Disclosure and control
The attention in Disclosure and control is directed to openness, secrecy, and control of information, and its effects on power relations in different times and regimes. The focus is on questions like: how is (secret) information seized, protected, controlled and exploited? What is the attitude of the polity and society against people revealing sensitive information? How does a sector specialised in information transfer to the general public cope with an authoritarian regime?
Empowerment and neglect
Empowerment and neglect has a synchronic comparative perspective and aims at analysing how in the 20th century information acquisition, categorization and exchange took place with respect to or by specific subaltern groups in different parts of the world – varying from western democracies to post-colonial regimes in South-East Asia. The chapters are centred on the different forms of governmental information processing or management and its effects on the (self) empowerment or marginalization of these groups. Each of the chapters has a specific focus on the spatial and material dimensions of information.

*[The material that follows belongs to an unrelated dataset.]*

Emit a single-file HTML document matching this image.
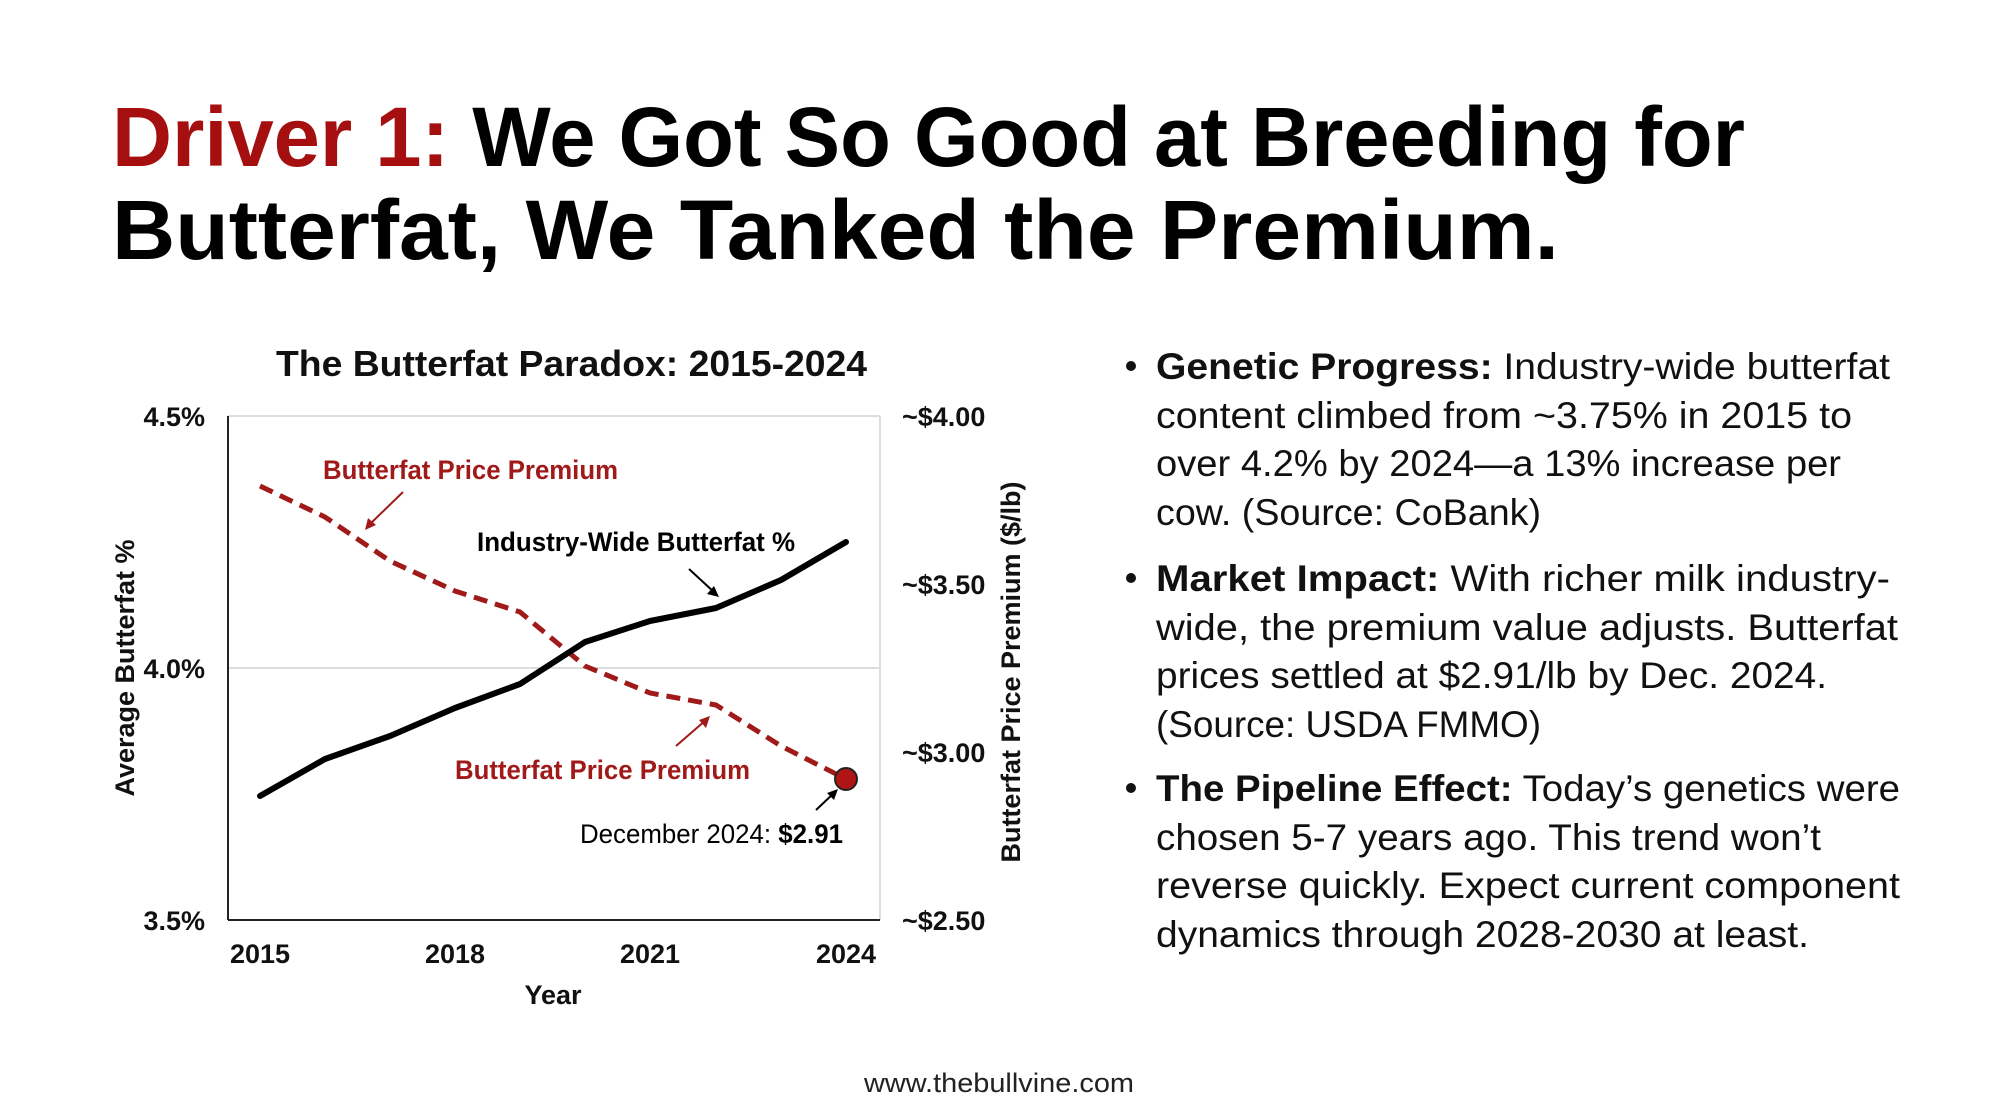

The book was planned in the aftermath of a successful and inspiring international conference on ‘Information and Power in History’, organized by the editors in Amsterdam on 16–17 March 2017. This interdisciplinary meeting of both early career and established scholars from all over the globe intended to tackle the historical evolution of the connection between the different types of information and the exercise of power. It has already sharpened our image of power and information at work, and has taken a first step towards explicating the contingent and universal human elements. However, more interdisciplinary research is needed. By doing our research through the lens of ‘information history’, and drawing on the newly suggested organizing paradigms, introduced in this book, it is our ambition to further discuss the necessity, the possibilities and methodological principles for a single information historical discourse, which is firmly embedded in mainstream humanities research.